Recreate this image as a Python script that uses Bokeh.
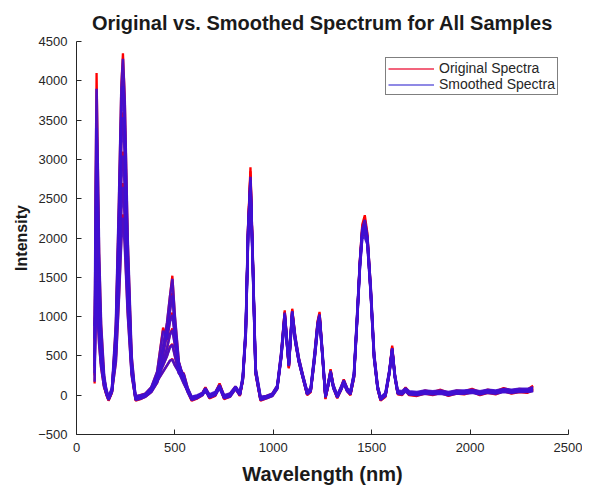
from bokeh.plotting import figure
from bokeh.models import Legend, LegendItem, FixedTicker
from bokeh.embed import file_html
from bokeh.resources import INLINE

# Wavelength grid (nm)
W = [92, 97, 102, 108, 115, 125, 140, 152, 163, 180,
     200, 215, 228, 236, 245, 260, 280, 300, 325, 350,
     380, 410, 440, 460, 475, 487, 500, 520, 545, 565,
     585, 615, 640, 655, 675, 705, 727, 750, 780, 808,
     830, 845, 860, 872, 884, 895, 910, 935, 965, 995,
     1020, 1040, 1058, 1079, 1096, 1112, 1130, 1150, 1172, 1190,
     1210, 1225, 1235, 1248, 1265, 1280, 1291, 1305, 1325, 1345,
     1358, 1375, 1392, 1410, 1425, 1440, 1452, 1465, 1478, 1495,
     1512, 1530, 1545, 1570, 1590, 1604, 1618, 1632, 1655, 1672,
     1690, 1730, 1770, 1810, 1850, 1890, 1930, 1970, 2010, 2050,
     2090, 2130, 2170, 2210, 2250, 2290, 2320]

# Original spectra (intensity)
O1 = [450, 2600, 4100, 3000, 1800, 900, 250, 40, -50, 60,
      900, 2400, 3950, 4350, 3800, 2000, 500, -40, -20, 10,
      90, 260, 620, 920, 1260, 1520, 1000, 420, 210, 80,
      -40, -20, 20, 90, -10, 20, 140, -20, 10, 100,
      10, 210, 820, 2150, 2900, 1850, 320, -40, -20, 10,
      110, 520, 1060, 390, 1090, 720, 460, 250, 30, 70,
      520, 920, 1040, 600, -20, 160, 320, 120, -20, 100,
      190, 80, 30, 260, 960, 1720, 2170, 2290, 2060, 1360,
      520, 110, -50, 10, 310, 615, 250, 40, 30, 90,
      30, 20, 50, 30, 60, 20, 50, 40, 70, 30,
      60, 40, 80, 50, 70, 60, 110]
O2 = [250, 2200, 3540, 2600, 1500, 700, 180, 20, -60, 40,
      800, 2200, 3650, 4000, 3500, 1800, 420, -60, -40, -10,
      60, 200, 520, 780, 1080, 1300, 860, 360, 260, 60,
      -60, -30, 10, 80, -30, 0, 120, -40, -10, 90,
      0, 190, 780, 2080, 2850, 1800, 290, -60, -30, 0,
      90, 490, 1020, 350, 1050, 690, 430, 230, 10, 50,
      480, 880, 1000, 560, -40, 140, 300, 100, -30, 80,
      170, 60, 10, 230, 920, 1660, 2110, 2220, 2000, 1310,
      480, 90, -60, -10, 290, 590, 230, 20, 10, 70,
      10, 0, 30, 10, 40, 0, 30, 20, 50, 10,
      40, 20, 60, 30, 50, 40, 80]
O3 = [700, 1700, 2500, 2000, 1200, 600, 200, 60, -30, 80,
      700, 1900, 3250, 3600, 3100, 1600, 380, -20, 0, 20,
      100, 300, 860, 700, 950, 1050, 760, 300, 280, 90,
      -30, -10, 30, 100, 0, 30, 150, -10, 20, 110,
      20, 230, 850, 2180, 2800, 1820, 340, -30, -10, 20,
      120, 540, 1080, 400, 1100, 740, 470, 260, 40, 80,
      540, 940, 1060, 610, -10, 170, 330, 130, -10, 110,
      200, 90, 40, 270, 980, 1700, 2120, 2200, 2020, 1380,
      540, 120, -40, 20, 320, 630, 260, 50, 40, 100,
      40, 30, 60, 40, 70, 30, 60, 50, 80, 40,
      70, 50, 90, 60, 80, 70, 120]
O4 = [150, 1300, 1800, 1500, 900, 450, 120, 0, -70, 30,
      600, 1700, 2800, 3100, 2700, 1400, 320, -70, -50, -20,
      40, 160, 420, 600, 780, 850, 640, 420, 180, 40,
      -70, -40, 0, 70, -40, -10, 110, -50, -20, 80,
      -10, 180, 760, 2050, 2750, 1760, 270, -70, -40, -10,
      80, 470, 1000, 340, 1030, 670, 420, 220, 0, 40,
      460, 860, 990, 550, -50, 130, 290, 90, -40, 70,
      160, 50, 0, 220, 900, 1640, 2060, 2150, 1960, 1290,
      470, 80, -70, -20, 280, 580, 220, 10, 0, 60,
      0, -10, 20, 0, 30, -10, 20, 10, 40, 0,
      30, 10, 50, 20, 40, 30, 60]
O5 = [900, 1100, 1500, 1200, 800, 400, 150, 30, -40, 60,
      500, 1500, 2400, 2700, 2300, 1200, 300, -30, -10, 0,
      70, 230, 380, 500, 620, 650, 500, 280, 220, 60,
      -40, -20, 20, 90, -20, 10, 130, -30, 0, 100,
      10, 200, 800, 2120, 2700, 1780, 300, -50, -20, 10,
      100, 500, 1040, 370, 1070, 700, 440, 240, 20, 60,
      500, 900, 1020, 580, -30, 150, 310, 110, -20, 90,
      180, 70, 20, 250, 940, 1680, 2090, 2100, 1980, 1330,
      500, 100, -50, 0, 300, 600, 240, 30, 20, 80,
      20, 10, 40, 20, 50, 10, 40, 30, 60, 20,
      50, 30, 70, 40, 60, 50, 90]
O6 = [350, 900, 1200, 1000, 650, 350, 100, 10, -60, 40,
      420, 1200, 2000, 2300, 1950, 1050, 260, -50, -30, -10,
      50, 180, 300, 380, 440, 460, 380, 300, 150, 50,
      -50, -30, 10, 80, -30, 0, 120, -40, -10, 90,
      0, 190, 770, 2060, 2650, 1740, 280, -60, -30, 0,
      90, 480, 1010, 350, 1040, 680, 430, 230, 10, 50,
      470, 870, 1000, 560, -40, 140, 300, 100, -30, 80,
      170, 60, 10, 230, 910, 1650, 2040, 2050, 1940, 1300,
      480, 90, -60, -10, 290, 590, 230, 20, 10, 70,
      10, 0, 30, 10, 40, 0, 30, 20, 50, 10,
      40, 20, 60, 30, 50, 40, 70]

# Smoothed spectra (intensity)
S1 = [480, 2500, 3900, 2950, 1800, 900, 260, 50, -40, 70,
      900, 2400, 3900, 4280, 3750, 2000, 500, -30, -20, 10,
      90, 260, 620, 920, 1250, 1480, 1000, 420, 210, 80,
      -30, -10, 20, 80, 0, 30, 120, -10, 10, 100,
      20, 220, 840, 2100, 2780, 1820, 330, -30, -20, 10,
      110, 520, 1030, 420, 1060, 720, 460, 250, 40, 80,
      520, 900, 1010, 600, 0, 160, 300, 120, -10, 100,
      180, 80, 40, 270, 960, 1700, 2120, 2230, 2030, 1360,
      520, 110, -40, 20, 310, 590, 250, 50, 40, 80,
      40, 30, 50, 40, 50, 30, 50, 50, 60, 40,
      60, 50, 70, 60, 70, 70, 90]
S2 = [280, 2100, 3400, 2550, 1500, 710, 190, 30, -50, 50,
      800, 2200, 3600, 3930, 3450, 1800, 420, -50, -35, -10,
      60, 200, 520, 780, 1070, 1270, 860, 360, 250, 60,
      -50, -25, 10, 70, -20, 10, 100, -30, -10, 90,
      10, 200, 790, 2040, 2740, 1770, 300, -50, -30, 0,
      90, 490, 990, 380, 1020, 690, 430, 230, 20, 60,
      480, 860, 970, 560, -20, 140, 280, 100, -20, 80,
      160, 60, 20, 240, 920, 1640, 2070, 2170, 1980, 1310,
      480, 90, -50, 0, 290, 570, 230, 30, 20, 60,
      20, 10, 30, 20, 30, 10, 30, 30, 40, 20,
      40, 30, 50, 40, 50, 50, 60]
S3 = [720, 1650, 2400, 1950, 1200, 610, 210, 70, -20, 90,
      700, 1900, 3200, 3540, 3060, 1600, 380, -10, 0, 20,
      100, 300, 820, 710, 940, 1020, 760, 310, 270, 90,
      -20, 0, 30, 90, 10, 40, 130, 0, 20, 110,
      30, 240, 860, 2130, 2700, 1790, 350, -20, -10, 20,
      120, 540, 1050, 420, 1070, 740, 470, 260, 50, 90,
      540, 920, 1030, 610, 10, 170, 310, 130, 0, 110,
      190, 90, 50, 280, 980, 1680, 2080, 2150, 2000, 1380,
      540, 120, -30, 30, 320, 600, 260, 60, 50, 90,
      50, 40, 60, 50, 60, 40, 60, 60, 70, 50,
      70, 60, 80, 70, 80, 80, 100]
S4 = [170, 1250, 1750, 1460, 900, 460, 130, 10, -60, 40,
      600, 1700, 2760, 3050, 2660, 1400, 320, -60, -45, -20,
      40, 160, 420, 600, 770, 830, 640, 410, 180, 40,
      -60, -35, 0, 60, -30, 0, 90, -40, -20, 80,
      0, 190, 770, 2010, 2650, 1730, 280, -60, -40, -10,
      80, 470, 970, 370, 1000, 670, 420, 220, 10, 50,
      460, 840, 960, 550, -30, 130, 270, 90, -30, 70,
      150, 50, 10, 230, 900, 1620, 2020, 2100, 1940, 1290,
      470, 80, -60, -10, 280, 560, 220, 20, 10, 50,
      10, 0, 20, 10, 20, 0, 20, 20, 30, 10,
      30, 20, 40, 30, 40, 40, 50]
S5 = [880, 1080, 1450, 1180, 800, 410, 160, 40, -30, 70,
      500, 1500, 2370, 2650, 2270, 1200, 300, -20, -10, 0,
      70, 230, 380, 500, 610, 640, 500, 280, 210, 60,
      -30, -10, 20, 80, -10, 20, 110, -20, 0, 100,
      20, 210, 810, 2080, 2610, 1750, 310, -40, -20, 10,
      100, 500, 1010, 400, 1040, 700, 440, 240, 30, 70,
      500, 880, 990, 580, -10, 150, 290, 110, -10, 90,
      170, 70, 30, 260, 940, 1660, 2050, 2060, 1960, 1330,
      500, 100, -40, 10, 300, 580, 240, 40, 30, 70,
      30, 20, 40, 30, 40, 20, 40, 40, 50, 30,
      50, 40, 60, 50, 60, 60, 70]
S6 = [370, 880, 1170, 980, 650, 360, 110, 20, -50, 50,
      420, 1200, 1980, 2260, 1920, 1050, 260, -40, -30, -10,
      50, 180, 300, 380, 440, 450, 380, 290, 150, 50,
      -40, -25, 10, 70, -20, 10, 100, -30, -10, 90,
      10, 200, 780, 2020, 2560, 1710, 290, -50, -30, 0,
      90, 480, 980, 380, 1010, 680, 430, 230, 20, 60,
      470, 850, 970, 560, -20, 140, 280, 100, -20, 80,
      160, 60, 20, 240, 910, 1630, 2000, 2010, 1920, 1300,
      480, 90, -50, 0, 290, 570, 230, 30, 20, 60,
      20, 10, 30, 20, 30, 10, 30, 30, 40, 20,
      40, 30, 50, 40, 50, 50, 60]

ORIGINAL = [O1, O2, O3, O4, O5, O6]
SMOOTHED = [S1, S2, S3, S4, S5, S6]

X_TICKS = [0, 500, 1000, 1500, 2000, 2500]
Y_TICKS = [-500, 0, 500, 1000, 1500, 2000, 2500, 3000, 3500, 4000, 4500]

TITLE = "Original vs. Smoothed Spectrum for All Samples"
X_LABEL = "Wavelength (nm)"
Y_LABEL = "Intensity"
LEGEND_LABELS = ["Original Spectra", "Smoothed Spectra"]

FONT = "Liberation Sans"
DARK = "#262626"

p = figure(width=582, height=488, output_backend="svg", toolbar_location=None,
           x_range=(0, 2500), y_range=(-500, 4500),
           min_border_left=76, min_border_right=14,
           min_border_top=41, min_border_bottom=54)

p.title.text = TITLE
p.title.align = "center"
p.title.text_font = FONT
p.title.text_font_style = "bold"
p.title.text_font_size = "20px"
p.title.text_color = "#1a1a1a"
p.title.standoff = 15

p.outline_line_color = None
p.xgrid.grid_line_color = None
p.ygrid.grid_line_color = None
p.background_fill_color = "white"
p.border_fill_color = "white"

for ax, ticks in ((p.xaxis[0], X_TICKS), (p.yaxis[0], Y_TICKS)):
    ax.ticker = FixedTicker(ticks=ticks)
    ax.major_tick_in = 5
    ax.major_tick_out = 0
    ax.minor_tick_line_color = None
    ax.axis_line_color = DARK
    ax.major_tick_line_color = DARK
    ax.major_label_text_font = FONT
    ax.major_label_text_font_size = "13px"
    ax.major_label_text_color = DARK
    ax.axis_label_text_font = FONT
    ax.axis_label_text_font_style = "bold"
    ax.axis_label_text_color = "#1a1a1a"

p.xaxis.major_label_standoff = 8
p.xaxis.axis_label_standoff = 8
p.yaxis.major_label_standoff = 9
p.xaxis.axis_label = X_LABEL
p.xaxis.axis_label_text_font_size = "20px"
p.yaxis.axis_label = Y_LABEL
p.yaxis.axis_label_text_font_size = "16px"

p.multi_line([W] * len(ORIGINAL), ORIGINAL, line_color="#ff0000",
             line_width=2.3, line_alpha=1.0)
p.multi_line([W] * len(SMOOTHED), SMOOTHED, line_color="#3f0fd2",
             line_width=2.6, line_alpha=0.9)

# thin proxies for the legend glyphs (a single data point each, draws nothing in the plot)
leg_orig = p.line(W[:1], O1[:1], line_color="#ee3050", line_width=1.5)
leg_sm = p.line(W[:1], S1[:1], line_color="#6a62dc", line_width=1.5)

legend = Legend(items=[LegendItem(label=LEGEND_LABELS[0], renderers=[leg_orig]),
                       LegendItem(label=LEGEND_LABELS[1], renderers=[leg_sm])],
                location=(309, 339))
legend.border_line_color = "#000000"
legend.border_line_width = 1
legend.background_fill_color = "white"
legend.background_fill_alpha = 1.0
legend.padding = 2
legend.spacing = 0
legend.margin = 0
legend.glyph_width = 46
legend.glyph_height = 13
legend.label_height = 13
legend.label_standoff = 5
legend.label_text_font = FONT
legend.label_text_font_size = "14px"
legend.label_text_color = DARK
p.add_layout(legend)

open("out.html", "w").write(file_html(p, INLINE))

__________________________________________________

## AIM OF THE TASK
Take the material above from its first line through the line holding "from bokeh.resources import INLINE" and set it down exactly, without the pictures.

## SOLUTION TO THE PROBLEM
Recreate this image as a Python script that uses Bokeh.
from bokeh.plotting import figure
from bokeh.models import Legend, LegendItem, FixedTicker
from bokeh.embed import file_html
from bokeh.resources import INLINE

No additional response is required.